> _Stated exercise_:
Nothing but the lines from the top of the data to the line holding "var fmt = function(d)" should be printed, word for word and both ends included; leave the pictures out.

> _Excerpted records_:
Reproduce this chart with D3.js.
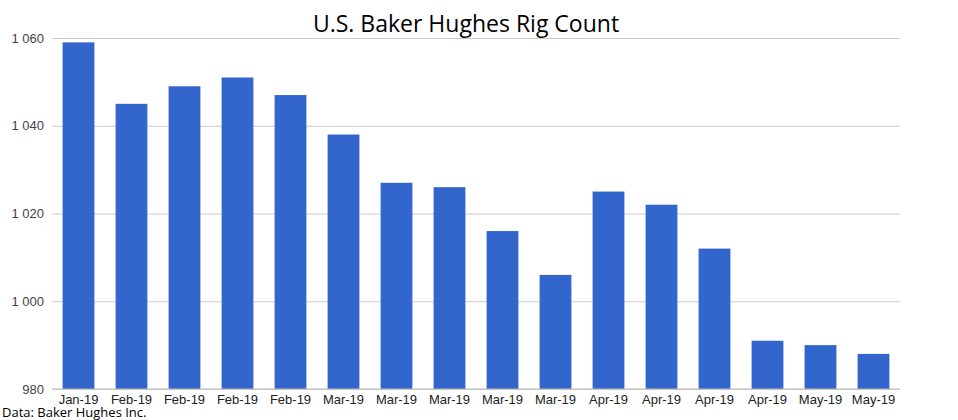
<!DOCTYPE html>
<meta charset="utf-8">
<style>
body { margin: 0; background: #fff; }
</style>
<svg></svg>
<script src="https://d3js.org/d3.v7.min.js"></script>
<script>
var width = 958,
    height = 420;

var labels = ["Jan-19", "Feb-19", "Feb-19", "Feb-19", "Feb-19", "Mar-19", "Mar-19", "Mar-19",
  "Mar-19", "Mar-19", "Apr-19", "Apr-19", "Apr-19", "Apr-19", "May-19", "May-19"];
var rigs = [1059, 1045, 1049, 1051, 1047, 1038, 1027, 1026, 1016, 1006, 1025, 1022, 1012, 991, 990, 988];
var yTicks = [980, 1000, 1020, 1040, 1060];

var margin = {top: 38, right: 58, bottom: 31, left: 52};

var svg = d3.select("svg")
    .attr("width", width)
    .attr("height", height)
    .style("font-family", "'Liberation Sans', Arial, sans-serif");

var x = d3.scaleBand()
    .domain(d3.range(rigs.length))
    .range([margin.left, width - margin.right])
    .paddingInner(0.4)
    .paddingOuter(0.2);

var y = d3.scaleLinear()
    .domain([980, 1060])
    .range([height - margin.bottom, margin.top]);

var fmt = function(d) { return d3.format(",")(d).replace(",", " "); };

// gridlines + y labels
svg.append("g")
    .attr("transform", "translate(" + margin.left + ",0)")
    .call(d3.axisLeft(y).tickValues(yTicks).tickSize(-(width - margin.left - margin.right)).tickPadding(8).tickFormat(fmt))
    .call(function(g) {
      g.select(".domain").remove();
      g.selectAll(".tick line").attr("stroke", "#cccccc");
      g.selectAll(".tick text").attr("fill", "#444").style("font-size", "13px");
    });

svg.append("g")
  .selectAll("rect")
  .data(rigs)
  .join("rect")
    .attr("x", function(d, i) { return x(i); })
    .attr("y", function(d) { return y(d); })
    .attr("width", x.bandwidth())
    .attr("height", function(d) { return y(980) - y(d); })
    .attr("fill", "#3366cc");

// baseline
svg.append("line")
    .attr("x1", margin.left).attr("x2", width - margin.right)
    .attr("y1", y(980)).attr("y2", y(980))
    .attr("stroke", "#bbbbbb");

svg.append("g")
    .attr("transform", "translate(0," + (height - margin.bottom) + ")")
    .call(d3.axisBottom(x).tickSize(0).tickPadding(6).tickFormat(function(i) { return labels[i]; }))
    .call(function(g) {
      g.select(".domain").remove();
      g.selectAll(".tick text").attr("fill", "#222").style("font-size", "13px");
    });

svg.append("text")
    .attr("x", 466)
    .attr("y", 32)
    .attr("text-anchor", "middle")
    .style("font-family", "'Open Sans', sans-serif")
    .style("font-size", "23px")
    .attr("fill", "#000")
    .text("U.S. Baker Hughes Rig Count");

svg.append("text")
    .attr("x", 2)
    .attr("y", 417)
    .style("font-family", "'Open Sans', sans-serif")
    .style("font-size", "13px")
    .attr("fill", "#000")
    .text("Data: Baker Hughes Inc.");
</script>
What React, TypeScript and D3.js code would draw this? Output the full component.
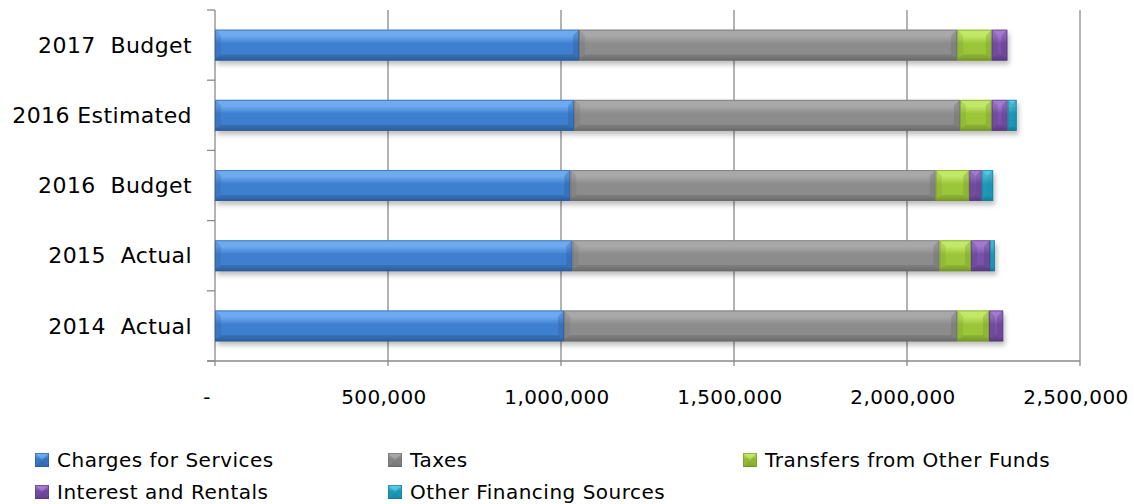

> _Final answer_:
Reproduce this chart with D3.js.
<!DOCTYPE html>
<meta charset="utf-8">
<style>
body { margin: 0; background: #fff; }
</style>
<svg></svg>
<script src="https://d3js.org/d3.v7.min.js"></script>
<script>
var width = 958,
    height = 420;

var labels = ["Jan-19", "Feb-19", "Feb-19", "Feb-19", "Feb-19", "Mar-19", "Mar-19", "Mar-19",
  "Mar-19", "Mar-19", "Apr-19", "Apr-19", "Apr-19", "Apr-19", "May-19", "May-19"];
var rigs = [1059, 1045, 1049, 1051, 1047, 1038, 1027, 1026, 1016, 1006, 1025, 1022, 1012, 991, 990, 988];
var yTicks = [980, 1000, 1020, 1040, 1060];

var margin = {top: 38, right: 58, bottom: 31, left: 52};

var svg = d3.select("svg")
    .attr("width", width)
    .attr("height", height)
    .style("font-family", "'Liberation Sans', Arial, sans-serif");

var x = d3.scaleBand()
    .domain(d3.range(rigs.length))
    .range([margin.left, width - margin.right])
    .paddingInner(0.4)
    .paddingOuter(0.2);

var y = d3.scaleLinear()
    .domain([980, 1060])
    .range([height - margin.bottom, margin.top]);

var fmt = function(d) { return d3.format(",")(d).replace(",", " "); };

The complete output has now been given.